Welcome

Welcome to Dinosaur Valley Alberta CANADA

The coulees and buttes of the badlands found in the Red Deer River Valley are littered with dinosaur bone beds. Visitors have many opportunities to watch or even participate as yet more exciting discoveries are made.
This tour again starts in Calgary with a pleasant 138 kilometre or 86 mile drive to the Royal Tyrrell Museum of Palaeontology near Drumheller, Alberta. The museum is home to the largest collection of complete dinosaur skeletons in the world.
“One of the things that really sets us apart,” says Martie Hickie, the museum’s head of community relations, “is the opportunity to see or even join a dig that is underway. Fossil material is literally being collected in our back yard offering a more complete visitor experience.”

More than 200 dinosaur specimens, the largest under one roof anywhere, are displayed at the Royal Tyrrell Museum of Palaeontology. Display information is augmented by slide shows, video mini-theatres, computer stations and hands-on scientific experiments.

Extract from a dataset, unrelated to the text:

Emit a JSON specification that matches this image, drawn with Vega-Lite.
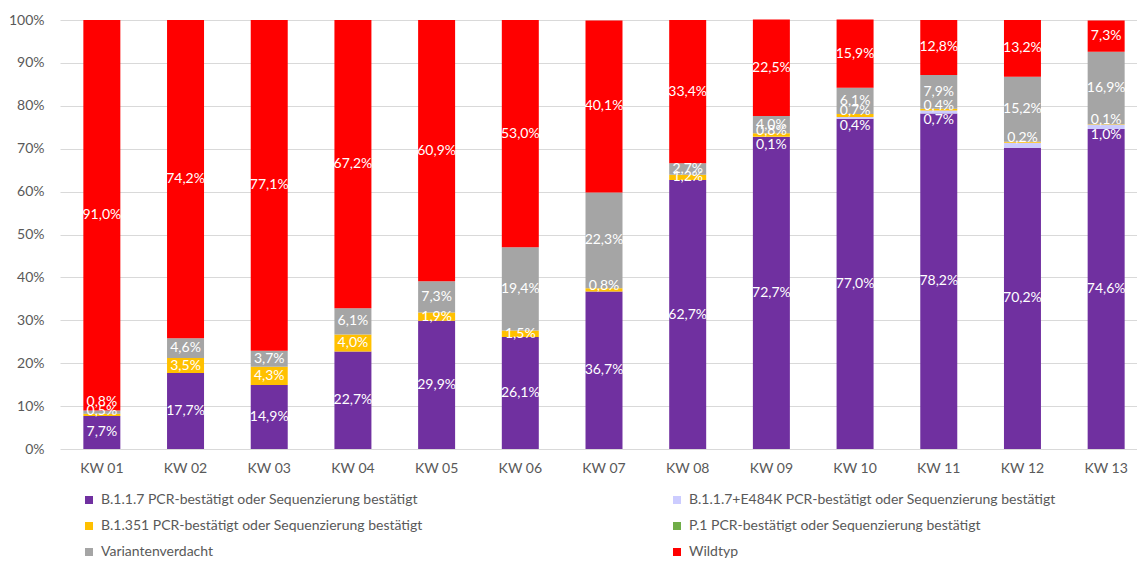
{
  "$schema": "https://vega.github.io/schema/vega-lite/v6.json",
  "width": 1077,
  "height": 429,
  "autosize": {"type": "none"},
  "padding": {"left": 60, "top": 20, "right": 0, "bottom": 112},
  "background": "white",
  "config": {"font": "Lato", "view": {"stroke": null}},
  "data": {"values": [
    {"kw": "KW 01", "s": "B.1.1.7 PCR-bestätigt oder Sequenzierung bestätigt", "v": 7.7, "l": "7,7%"},
    {"kw": "KW 01", "s": "B.1.351 PCR-bestätigt oder Sequenzierung bestätigt", "v": 0.5, "l": "0,5%"},
    {"kw": "KW 01", "s": "Variantenverdacht", "v": 0.8, "l": "0,8%"},
    {"kw": "KW 01", "s": "Wildtyp", "v": 91.0, "l": "91,0%"},
    {"kw": "KW 02", "s": "B.1.1.7 PCR-bestätigt oder Sequenzierung bestätigt", "v": 17.7, "l": "17,7%"},
    {"kw": "KW 02", "s": "B.1.351 PCR-bestätigt oder Sequenzierung bestätigt", "v": 3.5, "l": "3,5%"},
    {"kw": "KW 02", "s": "Variantenverdacht", "v": 4.6, "l": "4,6%"},
    {"kw": "KW 02", "s": "Wildtyp", "v": 74.2, "l": "74,2%"},
    {"kw": "KW 03", "s": "B.1.1.7 PCR-bestätigt oder Sequenzierung bestätigt", "v": 14.9, "l": "14,9%"},
    {"kw": "KW 03", "s": "B.1.351 PCR-bestätigt oder Sequenzierung bestätigt", "v": 4.3, "l": "4,3%"},
    {"kw": "KW 03", "s": "Variantenverdacht", "v": 3.7, "l": "3,7%"},
    {"kw": "KW 03", "s": "Wildtyp", "v": 77.1, "l": "77,1%"},
    {"kw": "KW 04", "s": "B.1.1.7 PCR-bestätigt oder Sequenzierung bestätigt", "v": 22.7, "l": "22,7%"},
    {"kw": "KW 04", "s": "B.1.351 PCR-bestätigt oder Sequenzierung bestätigt", "v": 4.0, "l": "4,0%"},
    {"kw": "KW 04", "s": "Variantenverdacht", "v": 6.1, "l": "6,1%"},
    {"kw": "KW 04", "s": "Wildtyp", "v": 67.2, "l": "67,2%"},
    {"kw": "KW 05", "s": "B.1.1.7 PCR-bestätigt oder Sequenzierung bestätigt", "v": 29.9, "l": "29,9%"},
    {"kw": "KW 05", "s": "B.1.351 PCR-bestätigt oder Sequenzierung bestätigt", "v": 1.9, "l": "1,9%"},
    {"kw": "KW 05", "s": "Variantenverdacht", "v": 7.3, "l": "7,3%"},
    {"kw": "KW 05", "s": "Wildtyp", "v": 60.9, "l": "60,9%"},
    {"kw": "KW 06", "s": "B.1.1.7 PCR-bestätigt oder Sequenzierung bestätigt", "v": 26.1, "l": "26,1%"},
    {"kw": "KW 06", "s": "B.1.351 PCR-bestätigt oder Sequenzierung bestätigt", "v": 1.5, "l": "1,5%"},
    {"kw": "KW 06", "s": "Variantenverdacht", "v": 19.4, "l": "19,4%"},
    {"kw": "KW 06", "s": "Wildtyp", "v": 53.0, "l": "53,0%"},
    {"kw": "KW 07", "s": "B.1.1.7 PCR-bestätigt oder Sequenzierung bestätigt", "v": 36.7, "l": "36,7%"},
    {"kw": "KW 07", "s": "B.1.351 PCR-bestätigt oder Sequenzierung bestätigt", "v": 0.8, "l": "0,8%"},
    {"kw": "KW 07", "s": "Variantenverdacht", "v": 22.3, "l": "22,3%"},
    {"kw": "KW 07", "s": "Wildtyp", "v": 40.1, "l": "40,1%"},
    {"kw": "KW 08", "s": "B.1.1.7 PCR-bestätigt oder Sequenzierung bestätigt", "v": 62.7, "l": "62,7%"},
    {"kw": "KW 08", "s": "B.1.351 PCR-bestätigt oder Sequenzierung bestätigt", "v": 1.2, "l": "1,2%"},
    {"kw": "KW 08", "s": "Variantenverdacht", "v": 2.7, "l": "2,7%"},
    {"kw": "KW 08", "s": "Wildtyp", "v": 33.4, "l": "33,4%"},
    {"kw": "KW 09", "s": "B.1.1.7 PCR-bestätigt oder Sequenzierung bestätigt", "v": 72.7, "l": "72,7%"},
    {"kw": "KW 09", "s": "B.1.1.7+E484K PCR-bestätigt oder Sequenzierung bestätigt", "v": 0.1, "l": "0,1%"},
    {"kw": "KW 09", "s": "B.1.351 PCR-bestätigt oder Sequenzierung bestätigt", "v": 0.8, "l": "0,8%"},
    {"kw": "KW 09", "s": "Variantenverdacht", "v": 4.0, "l": "4,0%"},
    {"kw": "KW 09", "s": "Wildtyp", "v": 22.5, "l": "22,5%"},
    {"kw": "KW 10", "s": "B.1.1.7 PCR-bestätigt oder Sequenzierung bestätigt", "v": 77.0, "l": "77,0%"},
    {"kw": "KW 10", "s": "B.1.1.7+E484K PCR-bestätigt oder Sequenzierung bestätigt", "v": 0.4, "l": "0,4%"},
    {"kw": "KW 10", "s": "B.1.351 PCR-bestätigt oder Sequenzierung bestätigt", "v": 0.7, "l": "0,7%"},
    {"kw": "KW 10", "s": "Variantenverdacht", "v": 6.1, "l": "6,1%"},
    {"kw": "KW 10", "s": "Wildtyp", "v": 15.9, "l": "15,9%"},
    {"kw": "KW 11", "s": "B.1.1.7 PCR-bestätigt oder Sequenzierung bestätigt", "v": 78.2, "l": "78,2%"},
    {"kw": "KW 11", "s": "B.1.1.7+E484K PCR-bestätigt oder Sequenzierung bestätigt", "v": 0.7, "l": "0,7%"},
    {"kw": "KW 11", "s": "B.1.351 PCR-bestätigt oder Sequenzierung bestätigt", "v": 0.4, "l": "0,4%"},
    {"kw": "KW 11", "s": "Variantenverdacht", "v": 7.9, "l": "7,9%"},
    {"kw": "KW 11", "s": "Wildtyp", "v": 12.8, "l": "12,8%"},
    {"kw": "KW 12", "s": "B.1.1.7 PCR-bestätigt oder Sequenzierung bestätigt", "v": 70.2, "l": "70,2%"},
    {"kw": "KW 12", "s": "B.1.1.7+E484K PCR-bestätigt oder Sequenzierung bestätigt", "v": 1.2, "l": ""},
    {"kw": "KW 12", "s": "B.1.351 PCR-bestätigt oder Sequenzierung bestätigt", "v": 0.2, "l": "0,2%"},
    {"kw": "KW 12", "s": "Variantenverdacht", "v": 15.2, "l": "15,2%"},
    {"kw": "KW 12", "s": "Wildtyp", "v": 13.2, "l": "13,2%"},
    {"kw": "KW 13", "s": "B.1.1.7 PCR-bestätigt oder Sequenzierung bestätigt", "v": 74.6, "l": "74,6%"},
    {"kw": "KW 13", "s": "B.1.1.7+E484K PCR-bestätigt oder Sequenzierung bestätigt", "v": 1.0, "l": "1,0%"},
    {"kw": "KW 13", "s": "B.1.351 PCR-bestätigt oder Sequenzierung bestätigt", "v": 0.1, "l": "0,1%"},
    {"kw": "KW 13", "s": "Variantenverdacht", "v": 16.9, "l": "16,9%"},
    {"kw": "KW 13", "s": "Wildtyp", "v": 7.3, "l": "7,3%"}
  ]},
  "transform": [
    {"stack": "v", "groupby": ["kw"], "sort": [{"field": "s", "order": "ascending"}], "as": ["v0", "v1"]},
    {"calculate": "(datum.v0 + datum.v1) / 2", "as": "vm"}
  ],
  "encoding": {
    "x": {
      "field": "kw", "type": "nominal",
      "scale": {"range": [0, 1088], "paddingInner": 0.558, "paddingOuter": 0.279},
      "axis": {"title": null, "labelAngle": 0, "domain": false, "ticks": false, "labelPadding": 12, "labelFontSize": 14, "labelColor": "#595959", "grid": false}
    }
  },
  "layer": [
    {
      "mark": {"type": "bar"},
      "encoding": {
        "y": {
          "field": "v0", "type": "quantitative",
          "scale": {"domain": [0, 100], "nice": false},
          "axis": {"title": null, "values": [0, 10, 20, 30, 40, 50, 60, 70, 80, 90, 100], "labelExpr": "datum.value + '%'", "domain": false, "ticks": false, "labelPadding": 16, "labelFontSize": 14, "labelColor": "#595959", "grid": true, "gridColor": "#d9d9d9", "gridWidth": 1}
        },
        "y2": {"field": "v1"},
        "color": {
          "field": "s", "type": "nominal",
          "scale": {
            "domain": ["B.1.1.7 PCR-bestätigt oder Sequenzierung bestätigt", "B.1.1.7+E484K PCR-bestätigt oder Sequenzierung bestätigt", "B.1.351 PCR-bestätigt oder Sequenzierung bestätigt", "P.1 PCR-bestätigt oder Sequenzierung bestätigt", "Variantenverdacht", "Wildtyp"],
            "range": ["#7030A0", "#CCCCFF", "#FFC000", "#70AD47", "#A5A5A5", "#FF0000"]
          },
          "legend": {
            "title": null, "orient": "none", "legendX": 22, "legendY": 473, "direction": "horizontal", "columns": 2, "columnPadding": 247, "rowPadding": 12,
            "symbolType": "square", "symbolSize": 64, "symbolStrokeWidth": 0, "labelOffset": 5,
            "labelFontSize": 14, "labelColor": "#595959", "labelLimit": 600, "padding": 0
          }
        }
      }
    },
    {
      "transform": [{"filter": "datum.s != 'B.1.1.7+E484K PCR-bestätigt oder Sequenzierung bestätigt' && !(datum.v < 1 && (datum.s == 'B.1.351 PCR-bestätigt oder Sequenzierung bestätigt' || datum.s == 'Variantenverdacht'))"}],
      "mark": {"type": "text", "color": "white", "fontSize": 14, "baseline": "middle"},
      "encoding": {
        "y": {"field": "vm", "type": "quantitative"},
        "text": {"field": "l"}
      }
    },
    {
      "transform": [{"filter": "datum.s == 'B.1.1.7+E484K PCR-bestätigt oder Sequenzierung bestätigt'"}],
      "mark": {"type": "text", "color": "white", "fontSize": 14, "baseline": "middle", "dy": 8},
      "encoding": {
        "y": {"field": "vm", "type": "quantitative"},
        "text": {"field": "l"}
      }
    },
    {
      "transform": [{"filter": "datum.s == 'B.1.351 PCR-bestätigt oder Sequenzierung bestätigt' && datum.v < 1"}],
      "mark": {"type": "text", "color": "white", "fontSize": 14, "baseline": "middle", "dy": -4},
      "encoding": {
        "y": {"field": "vm", "type": "quantitative"},
        "text": {"field": "l"}
      }
    },
    {
      "transform": [{"filter": "datum.s == 'Variantenverdacht' && datum.v < 1"}],
      "mark": {"type": "text", "color": "white", "fontSize": 14, "baseline": "middle", "dy": -10},
      "encoding": {
        "y": {"field": "vm", "type": "quantitative"},
        "text": {"field": "l"}
      }
    }
  ]
}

Next stop is Dinosaur Provincial Park UNESCO World Heritage Site, near Brooks, Alberta. This is where much of the museum’s fieldwork takes place. While scientific staff work to unravel the mysteries of the dinosaurs, park guides present that information to visitors through various tours and programs including bus trips and guided hikes.

Two full days should be budgeted for the park. Entry to much of Dinosaur Provincial Park is restricted to the guided tours, which have limited capacity. The most common regret expressed by visitors who stay less than a day is that they didn’t allow enough time to participate in a natural preserve tour.

The Dinosaur Country tour winds up a short drive further south near the small town of Warner, Alberta. In 1987, amateur archeologist Wendy Sloboda made a dramatic discovery. She uncovered small fossil fragments of eggshell in the badlands of the Milk River Ridge, which led to the unearthing of Hadrosaur nests, eggs and embryos embedded in the coulee banks.

Devil’s Coulee, as it is now known, is the first dinosaur-nesting site discovered in Canada and the second in the world with dinosaur embryos in the eggs. Regular tours of the area are offered and there is an interpretive centre in the town of Warner.